Given exercise: Extract, exactly, the lines from the line containing "Recreate this image" to the line containing "const deleryTau = [0.330, 0.231, 0.147];", with both lines included and any pictures left out.

Items:
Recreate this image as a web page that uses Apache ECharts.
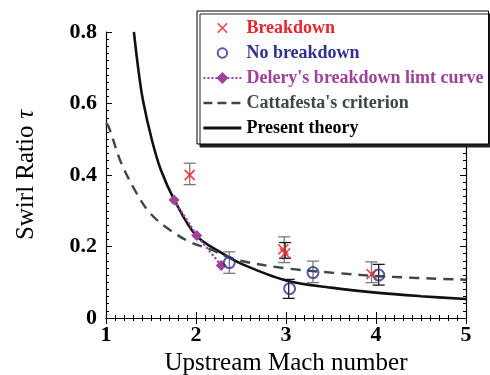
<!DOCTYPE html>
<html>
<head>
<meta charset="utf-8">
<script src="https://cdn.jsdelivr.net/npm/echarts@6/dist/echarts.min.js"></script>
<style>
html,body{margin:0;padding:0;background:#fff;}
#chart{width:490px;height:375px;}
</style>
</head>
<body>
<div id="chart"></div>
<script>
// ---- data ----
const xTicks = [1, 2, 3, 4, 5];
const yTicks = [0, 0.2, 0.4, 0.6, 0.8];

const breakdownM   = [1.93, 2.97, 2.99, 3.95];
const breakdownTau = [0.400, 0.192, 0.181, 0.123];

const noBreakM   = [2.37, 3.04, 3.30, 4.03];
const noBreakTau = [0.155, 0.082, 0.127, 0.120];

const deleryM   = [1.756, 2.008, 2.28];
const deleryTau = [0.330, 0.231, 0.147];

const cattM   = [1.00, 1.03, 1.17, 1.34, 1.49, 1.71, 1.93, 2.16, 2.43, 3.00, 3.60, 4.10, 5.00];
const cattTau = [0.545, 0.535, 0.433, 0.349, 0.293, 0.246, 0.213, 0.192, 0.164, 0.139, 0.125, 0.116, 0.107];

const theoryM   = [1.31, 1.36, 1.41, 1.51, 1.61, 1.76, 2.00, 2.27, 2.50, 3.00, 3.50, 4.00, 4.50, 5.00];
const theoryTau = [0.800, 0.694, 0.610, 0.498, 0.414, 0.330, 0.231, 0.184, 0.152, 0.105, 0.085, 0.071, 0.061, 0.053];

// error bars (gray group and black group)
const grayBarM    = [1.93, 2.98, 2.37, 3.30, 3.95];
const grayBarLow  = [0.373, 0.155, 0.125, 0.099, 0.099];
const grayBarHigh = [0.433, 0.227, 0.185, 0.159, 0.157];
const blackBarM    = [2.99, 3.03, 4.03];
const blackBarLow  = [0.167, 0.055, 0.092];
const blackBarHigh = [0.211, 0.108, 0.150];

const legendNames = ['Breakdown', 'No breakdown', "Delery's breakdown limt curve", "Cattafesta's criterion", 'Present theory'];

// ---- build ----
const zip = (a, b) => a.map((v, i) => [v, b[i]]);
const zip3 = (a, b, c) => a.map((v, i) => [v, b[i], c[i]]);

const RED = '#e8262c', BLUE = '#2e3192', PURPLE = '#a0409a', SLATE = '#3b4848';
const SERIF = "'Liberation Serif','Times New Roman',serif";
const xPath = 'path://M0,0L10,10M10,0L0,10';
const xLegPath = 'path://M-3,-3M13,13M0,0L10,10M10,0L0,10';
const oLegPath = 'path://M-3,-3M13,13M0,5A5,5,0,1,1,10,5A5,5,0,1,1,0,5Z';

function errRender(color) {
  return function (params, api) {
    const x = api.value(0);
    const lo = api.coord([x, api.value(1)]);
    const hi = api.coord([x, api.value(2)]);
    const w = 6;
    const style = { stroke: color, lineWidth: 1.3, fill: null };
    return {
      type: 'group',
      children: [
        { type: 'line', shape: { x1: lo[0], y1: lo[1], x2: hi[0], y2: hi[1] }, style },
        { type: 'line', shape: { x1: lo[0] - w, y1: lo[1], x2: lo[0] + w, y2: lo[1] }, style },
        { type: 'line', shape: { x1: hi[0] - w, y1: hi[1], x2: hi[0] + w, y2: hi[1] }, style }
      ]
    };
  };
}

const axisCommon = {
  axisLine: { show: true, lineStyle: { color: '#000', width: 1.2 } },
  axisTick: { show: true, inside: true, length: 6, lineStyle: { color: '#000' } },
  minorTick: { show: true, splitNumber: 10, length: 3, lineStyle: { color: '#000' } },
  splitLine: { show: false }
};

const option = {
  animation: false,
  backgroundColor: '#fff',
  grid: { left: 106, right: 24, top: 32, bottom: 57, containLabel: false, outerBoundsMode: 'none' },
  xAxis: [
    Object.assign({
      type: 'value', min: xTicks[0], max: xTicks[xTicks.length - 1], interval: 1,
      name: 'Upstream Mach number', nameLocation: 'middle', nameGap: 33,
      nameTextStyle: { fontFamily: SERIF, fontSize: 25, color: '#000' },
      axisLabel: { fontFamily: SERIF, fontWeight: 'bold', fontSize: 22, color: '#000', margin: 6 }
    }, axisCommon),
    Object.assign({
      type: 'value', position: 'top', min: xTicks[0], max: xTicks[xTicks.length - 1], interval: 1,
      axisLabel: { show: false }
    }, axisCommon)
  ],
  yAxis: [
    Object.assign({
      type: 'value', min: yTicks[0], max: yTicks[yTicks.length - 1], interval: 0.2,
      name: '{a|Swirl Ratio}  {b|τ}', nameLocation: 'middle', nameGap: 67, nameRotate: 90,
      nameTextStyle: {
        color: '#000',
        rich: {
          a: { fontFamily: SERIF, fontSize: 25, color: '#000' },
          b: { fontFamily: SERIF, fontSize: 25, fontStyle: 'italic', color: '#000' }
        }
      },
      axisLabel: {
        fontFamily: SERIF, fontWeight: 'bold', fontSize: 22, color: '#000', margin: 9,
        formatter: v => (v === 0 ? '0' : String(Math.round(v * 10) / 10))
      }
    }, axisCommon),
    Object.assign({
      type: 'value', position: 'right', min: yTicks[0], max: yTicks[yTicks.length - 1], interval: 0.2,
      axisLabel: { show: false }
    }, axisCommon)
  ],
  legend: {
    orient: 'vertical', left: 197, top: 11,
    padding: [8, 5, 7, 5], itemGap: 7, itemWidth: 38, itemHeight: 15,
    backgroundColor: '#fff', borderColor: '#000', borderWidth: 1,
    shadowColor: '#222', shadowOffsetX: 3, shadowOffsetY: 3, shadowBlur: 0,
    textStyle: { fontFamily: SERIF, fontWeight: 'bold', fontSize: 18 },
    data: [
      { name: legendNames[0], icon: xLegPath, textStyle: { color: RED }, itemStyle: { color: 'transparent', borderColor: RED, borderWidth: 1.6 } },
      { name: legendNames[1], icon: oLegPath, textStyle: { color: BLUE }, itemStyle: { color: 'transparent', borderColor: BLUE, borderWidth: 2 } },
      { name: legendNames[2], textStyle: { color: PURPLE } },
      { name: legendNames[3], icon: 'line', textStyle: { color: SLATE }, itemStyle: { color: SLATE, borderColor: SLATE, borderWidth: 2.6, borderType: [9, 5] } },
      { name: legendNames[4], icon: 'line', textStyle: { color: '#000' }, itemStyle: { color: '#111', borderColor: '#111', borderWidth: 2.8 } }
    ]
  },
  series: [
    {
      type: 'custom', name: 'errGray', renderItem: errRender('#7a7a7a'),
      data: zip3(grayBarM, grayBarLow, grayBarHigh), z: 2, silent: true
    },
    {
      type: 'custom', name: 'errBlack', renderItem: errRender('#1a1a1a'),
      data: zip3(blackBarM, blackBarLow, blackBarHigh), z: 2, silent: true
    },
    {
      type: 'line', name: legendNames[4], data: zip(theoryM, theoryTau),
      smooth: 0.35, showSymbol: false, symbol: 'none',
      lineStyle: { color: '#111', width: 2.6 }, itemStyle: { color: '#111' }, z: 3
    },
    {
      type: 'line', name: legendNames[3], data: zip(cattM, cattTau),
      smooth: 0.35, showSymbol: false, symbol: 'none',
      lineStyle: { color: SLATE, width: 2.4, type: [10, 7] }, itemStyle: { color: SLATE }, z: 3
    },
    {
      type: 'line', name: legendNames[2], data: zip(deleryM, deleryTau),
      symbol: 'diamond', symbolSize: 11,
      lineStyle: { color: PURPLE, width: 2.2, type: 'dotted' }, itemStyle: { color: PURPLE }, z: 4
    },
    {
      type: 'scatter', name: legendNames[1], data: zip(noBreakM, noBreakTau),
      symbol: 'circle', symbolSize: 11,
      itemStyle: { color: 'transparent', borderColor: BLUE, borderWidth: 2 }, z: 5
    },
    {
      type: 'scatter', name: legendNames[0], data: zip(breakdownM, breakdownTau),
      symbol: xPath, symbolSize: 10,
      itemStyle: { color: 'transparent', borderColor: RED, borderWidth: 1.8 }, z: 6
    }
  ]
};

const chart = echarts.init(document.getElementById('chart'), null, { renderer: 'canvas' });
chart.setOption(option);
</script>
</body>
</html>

...

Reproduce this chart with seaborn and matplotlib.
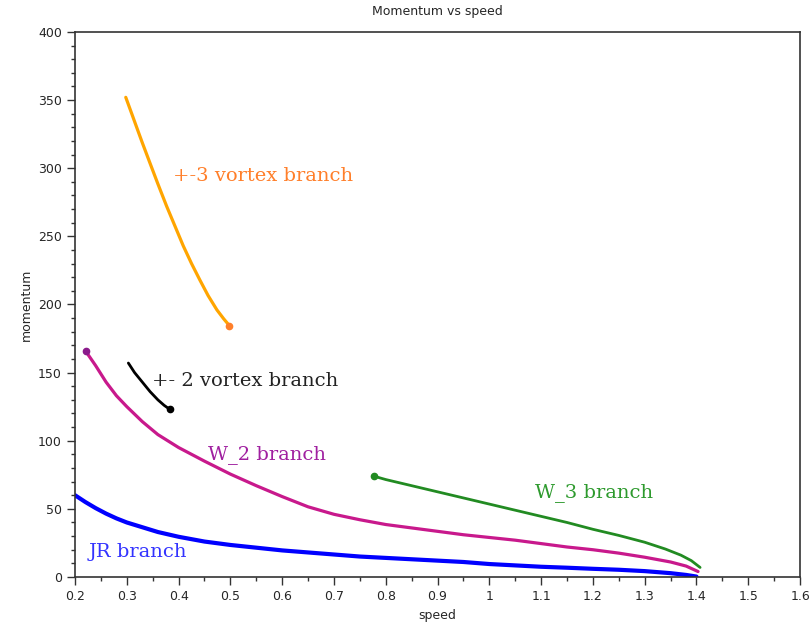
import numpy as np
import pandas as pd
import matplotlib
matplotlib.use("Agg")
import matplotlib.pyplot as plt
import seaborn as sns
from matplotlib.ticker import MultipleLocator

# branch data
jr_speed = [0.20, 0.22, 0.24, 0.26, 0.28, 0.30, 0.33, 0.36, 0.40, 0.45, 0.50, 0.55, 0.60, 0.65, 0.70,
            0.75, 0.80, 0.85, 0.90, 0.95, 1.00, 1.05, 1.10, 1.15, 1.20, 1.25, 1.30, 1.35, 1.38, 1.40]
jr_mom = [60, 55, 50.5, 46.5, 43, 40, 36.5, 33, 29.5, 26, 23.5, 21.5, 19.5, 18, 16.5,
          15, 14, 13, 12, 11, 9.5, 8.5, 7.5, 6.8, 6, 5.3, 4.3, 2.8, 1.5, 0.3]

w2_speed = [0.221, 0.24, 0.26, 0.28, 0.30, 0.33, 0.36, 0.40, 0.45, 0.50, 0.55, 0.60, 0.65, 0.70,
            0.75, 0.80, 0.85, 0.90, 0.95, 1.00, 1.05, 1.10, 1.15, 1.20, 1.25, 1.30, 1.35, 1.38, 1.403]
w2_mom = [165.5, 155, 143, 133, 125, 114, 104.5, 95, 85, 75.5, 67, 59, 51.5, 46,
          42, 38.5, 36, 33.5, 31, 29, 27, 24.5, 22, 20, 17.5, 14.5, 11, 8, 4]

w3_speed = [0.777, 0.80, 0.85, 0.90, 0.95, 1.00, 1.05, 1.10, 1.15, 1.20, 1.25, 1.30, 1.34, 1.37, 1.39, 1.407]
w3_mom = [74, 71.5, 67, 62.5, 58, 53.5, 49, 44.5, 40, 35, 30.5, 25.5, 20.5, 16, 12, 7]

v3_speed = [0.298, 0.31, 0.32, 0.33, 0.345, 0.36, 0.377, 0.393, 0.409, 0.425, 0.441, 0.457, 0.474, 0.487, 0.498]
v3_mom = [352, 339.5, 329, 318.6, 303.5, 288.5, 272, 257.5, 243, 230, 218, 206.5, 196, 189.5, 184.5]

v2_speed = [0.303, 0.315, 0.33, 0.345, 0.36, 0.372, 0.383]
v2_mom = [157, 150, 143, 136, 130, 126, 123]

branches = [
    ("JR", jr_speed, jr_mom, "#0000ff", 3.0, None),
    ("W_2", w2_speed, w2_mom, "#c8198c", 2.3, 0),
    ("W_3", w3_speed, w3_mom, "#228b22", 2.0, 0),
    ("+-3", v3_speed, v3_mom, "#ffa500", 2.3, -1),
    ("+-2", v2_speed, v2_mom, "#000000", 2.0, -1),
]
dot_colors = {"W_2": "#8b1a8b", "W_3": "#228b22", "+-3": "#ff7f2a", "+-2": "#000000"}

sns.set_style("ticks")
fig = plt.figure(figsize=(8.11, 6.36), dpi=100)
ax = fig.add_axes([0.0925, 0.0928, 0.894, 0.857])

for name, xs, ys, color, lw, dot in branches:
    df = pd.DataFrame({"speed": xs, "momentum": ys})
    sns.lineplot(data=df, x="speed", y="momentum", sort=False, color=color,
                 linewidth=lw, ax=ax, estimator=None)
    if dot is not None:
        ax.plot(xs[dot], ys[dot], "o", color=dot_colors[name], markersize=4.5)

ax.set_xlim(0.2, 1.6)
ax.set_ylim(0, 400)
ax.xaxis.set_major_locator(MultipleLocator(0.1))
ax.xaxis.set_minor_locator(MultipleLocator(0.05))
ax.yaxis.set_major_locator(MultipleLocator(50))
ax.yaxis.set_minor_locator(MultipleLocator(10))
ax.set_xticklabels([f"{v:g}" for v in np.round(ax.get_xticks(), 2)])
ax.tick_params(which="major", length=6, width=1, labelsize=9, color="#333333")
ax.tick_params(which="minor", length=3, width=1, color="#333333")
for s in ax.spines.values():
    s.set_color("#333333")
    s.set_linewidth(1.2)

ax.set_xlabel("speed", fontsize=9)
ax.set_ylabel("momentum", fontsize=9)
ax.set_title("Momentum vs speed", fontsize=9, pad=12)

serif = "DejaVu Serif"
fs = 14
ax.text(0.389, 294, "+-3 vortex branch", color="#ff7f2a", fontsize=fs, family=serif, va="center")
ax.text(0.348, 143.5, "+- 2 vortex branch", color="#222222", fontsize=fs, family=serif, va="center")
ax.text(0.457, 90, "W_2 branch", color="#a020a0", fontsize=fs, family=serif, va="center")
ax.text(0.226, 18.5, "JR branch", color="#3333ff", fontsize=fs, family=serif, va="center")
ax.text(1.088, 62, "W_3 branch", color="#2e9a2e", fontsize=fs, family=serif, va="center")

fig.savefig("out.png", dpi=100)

--

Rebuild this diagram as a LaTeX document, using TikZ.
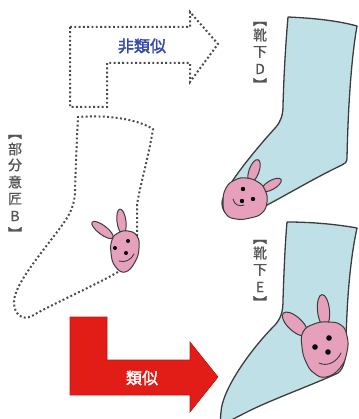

Result:
Recreate this image as a web page that uses Apache ECharts.
<!DOCTYPE html>
<html>
<head>
<meta charset="utf-8">
<script src="https://cdn.jsdelivr.net/npm/echarts@6/dist/echarts.min.js"></script>
<style>
html,body{margin:0;padding:0;background:#fff;}
#chart{width:490px;height:375px;}
</style>
</head>
<body>
<div id="chart"></div>
<script>
// ---- data ----
const xTicks = [1, 2, 3, 4, 5];
const yTicks = [0, 0.2, 0.4, 0.6, 0.8];

const breakdownM   = [1.93, 2.97, 2.99, 3.95];
const breakdownTau = [0.400, 0.192, 0.181, 0.123];

const noBreakM   = [2.37, 3.04, 3.30, 4.03];
const noBreakTau = [0.155, 0.082, 0.127, 0.120];

const deleryM   = [1.756, 2.008, 2.28];
const deleryTau = [0.330, 0.231, 0.147];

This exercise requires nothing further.